DESCRIPTION OF THE TASK
Take the lines from the beginning of the material through the line containing "hd_3rd_low = [-85.5, -90.0, -94.7, -97.8, -101.0]" and retype them exactly, leaving the pictures out.
[SUPPLIED INFORMATION start]
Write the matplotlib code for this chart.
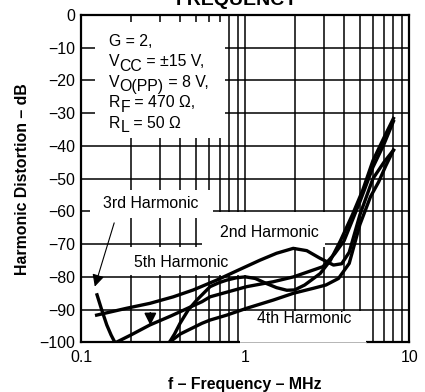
import matplotlib
matplotlib.use('Agg')
import matplotlib.pyplot as plt
from matplotlib.patches import Rectangle
from matplotlib.ticker import NullFormatter

plt.rcParams['font.family'] = ['Liberation Sans', 'DejaVu Sans']
FS = 11.4

# frequency (MHz) and distortion (dB) for each harmonic
f_2nd = [0.124, 0.189, 0.262, 0.364, 0.482, 0.669, 0.929, 1.23, 1.55, 1.96, 2.37,
         2.85, 3.45, 3.87, 4.3, 5.0, 6.0, 7.0, 8.0]
hd_2nd = [-91.7, -89.6, -88.1, -86.1, -84.0, -81.0, -77.7, -74.9, -72.8, -71.3, -72.0,
          -74.3, -76.4, -76.0, -72.5, -61.0, -50.0, -45.0, -41.3]

f_3rd_low = [0.1247, 0.133, 0.143, 0.152, 0.164]
hd_3rd_low = [-85.5, -90.0, -94.7, -97.8, -101.0]

f_3rd = [0.335, 0.37, 0.40, 0.449, 0.506, 0.61, 0.69, 0.77, 0.88, 1.0, 1.15, 1.34,
         1.55, 1.79, 2.0, 2.3, 2.86, 3.3, 3.8, 4.5, 5.2, 6.0, 7.0, 8.0]
hd_3rd = [-101.0, -97.5, -94.2, -90.1, -87.1, -83.0, -81.8, -81.0, -80.3, -80.0, -80.5, -82.0,
          -83.3, -84.1, -84.0, -82.5, -79.0, -75.0, -69.0, -61.0, -53.5, -44.5, -37.5, -31.6]

f_4th = [0.325, 0.40, 0.544, 0.61, 0.77, 1.02, 1.48, 1.97, 2.6, 3.1, 3.7, 4.3, 5.0,
         5.8, 6.5, 7.2, 8.0]
hd_4th = [-101.0, -97.5, -94.2, -93.2, -91.7, -89.6, -87.1, -85.0, -83.5, -82.5, -80.5, -75.9, -64.0,
          -55.5, -51.0, -46.0, -41.3]

f_5th = [0.149, 0.20, 0.262, 0.35, 0.544, 0.61, 1.02, 1.48, 1.97, 2.97, 3.5, 4.0, 5.0,
         6.0, 7.0, 8.0]
hd_5th = [-101.0, -97.8, -94.7, -92.0, -87.6, -86.1, -83.0, -81.5, -80.0, -76.9, -73.0, -69.0, -57.0,
          -46.5, -39.5, -32.5]

fig = plt.figure(figsize=(4.25, 3.92), dpi=100)
ax = fig.add_axes([0.1913, 0.1268, 0.7718, 0.8349])

ax.set_xscale('log')
ax.set_xlim(0.1, 10)
ax.set_ylim(-100, 0)
ax.set_xticks([0.1, 1, 10])
ax.set_xticklabels(['0.1', '1', '10'])
ax.xaxis.set_minor_formatter(NullFormatter())
ax.set_yticks(range(-100, 1, 10))
ax.grid(True, which='both', color='black', lw=1.1)
ax.tick_params(which='both', length=0, labelsize=FS)
ax.tick_params(axis='y', pad=4.5)
ax.tick_params(axis='x', pad=5.5)
for s in ax.spines.values():
    s.set_linewidth(1.6)

# white panels behind the notes and curve labels (axes fraction)
panels = [
    (0.042, 0.624, 0.438, 0.978),
    (0.026, 0.380, 0.401, 0.465),
    (0.368, 0.291, 0.743, 0.398),
    (0.109, 0.206, 0.505, 0.291),
]
for x0, y0, x1, y1 in panels:
    ax.add_patch(Rectangle((x0, y0), x1 - x0, y1 - y0, transform=ax.transAxes,
                           fc='white', ec='none', zorder=2))
# the 4th harmonic label also sits over the bottom frame
ax.add_patch(Rectangle((0.484, -0.012), 0.384, 0.108, transform=ax.transAxes,
                       fc='white', ec='none', zorder=2.6, clip_on=False))
ax.plot([0.484, 0.868], [0, 0], transform=ax.transAxes, color='#aaaaaa', lw=0.6,
        zorder=2.7, clip_on=False)

for f, hd in [(f_2nd, hd_2nd), (f_3rd_low, hd_3rd_low), (f_3rd, hd_3rd),
              (f_4th, hd_4th), (f_5th, hd_5th)]:
    ax.plot(f, hd, color='black', lw=2.4, zorder=3, solid_joinstyle='round')


def sub_line(x, y, main, sub, rest, drop=3.2):
    t = ax.text(x, y, main, transform=ax.transAxes, fontsize=FS, va='baseline', zorder=5)
    s = ax.annotate(sub, xy=(1, 0), xycoords=t, xytext=(0, -drop),
                    textcoords='offset points', fontsize=FS, va='bottom', zorder=5)
    ax.annotate(rest, xy=(1, 0), xycoords=s, xytext=(0, drop),
                textcoords='offset points', fontsize=FS, va='bottom', zorder=5)


tx = (109 - 81.3) / 328
base = [(342.3 - (45.5 + 20.6 * i)) / 327.3 for i in range(5)]
ax.text(tx, base[0], 'G = 2,', transform=ax.transAxes, fontsize=FS, va='baseline', zorder=5)
sub_line(tx, base[1], 'V', 'CC', ' = \u00b115 V,')
sub_line(tx, base[2], 'V', 'O(PP)', ' = 8 V,')
sub_line(tx, base[3], 'R', 'F', ' = 470 \u03a9,')
sub_line(tx, base[4], 'R', 'L', ' = 50 \u03a9')

labels = [('3rd Harmonic', 0.211, 0.409), ('2nd Harmonic', 0.573, 0.3226),
          ('5th Harmonic', 0.3034, 0.231), ('4th Harmonic', 0.6796, 0.0587)]
for txt, x, y in labels:
    ax.text(x, y, txt, transform=ax.transAxes, fontsize=FS, ha='center', va='baseline',
            zorder=5)

ax.annotate('', xy=(0.1195, -83.8), xytext=(0.1605, -62.7),
            arrowprops=dict(arrowstyle='-|>', lw=0.8, color='black', mutation_scale=18),
            zorder=4)
ax.annotate('', xy=(0.2636, -94.8), xytext=(0.2636, -91.0),
            arrowprops=dict(arrowstyle='-|>', lw=1.2, color='black', mutation_scale=18,
                            shrinkA=0, shrinkB=0),
            zorder=4)

ax.set_xlabel('f \u2013 Frequency \u2013 MHz', fontsize=FS, fontweight='bold', labelpad=9)
ax.set_ylabel('Harmonic Distortion \u2013 dB', fontsize=FS, fontweight='bold')
ax.yaxis.set_label_coords(-0.1555, 0.5)

fig.text(237 / 425, 1 - 5 / 392, 'FREQUENCY', ha='center', va='baseline',
         fontsize=14, fontweight='bold')

fig.savefig('out.png', dpi=100)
[SUPPLIED INFORMATION end]
RESPONSE TO THE EXERCISE
Write the matplotlib code for this chart.
import matplotlib
matplotlib.use('Agg')
import matplotlib.pyplot as plt
from matplotlib.patches import Rectangle
from matplotlib.ticker import NullFormatter

plt.rcParams['font.family'] = ['Liberation Sans', 'DejaVu Sans']
FS = 11.4

# frequency (MHz) and distortion (dB) for each harmonic
f_2nd = [0.124, 0.189, 0.262, 0.364, 0.482, 0.669, 0.929, 1.23, 1.55, 1.96, 2.37,
         2.85, 3.45, 3.87, 4.3, 5.0, 6.0, 7.0, 8.0]
hd_2nd = [-91.7, -89.6, -88.1, -86.1, -84.0, -81.0, -77.7, -74.9, -72.8, -71.3, -72.0,
          -74.3, -76.4, -76.0, -72.5, -61.0, -50.0, -45.0, -41.3]

f_3rd_low = [0.1247, 0.133, 0.143, 0.152, 0.164]
hd_3rd_low = [-85.5, -90.0, -94.7, -97.8, -101.0]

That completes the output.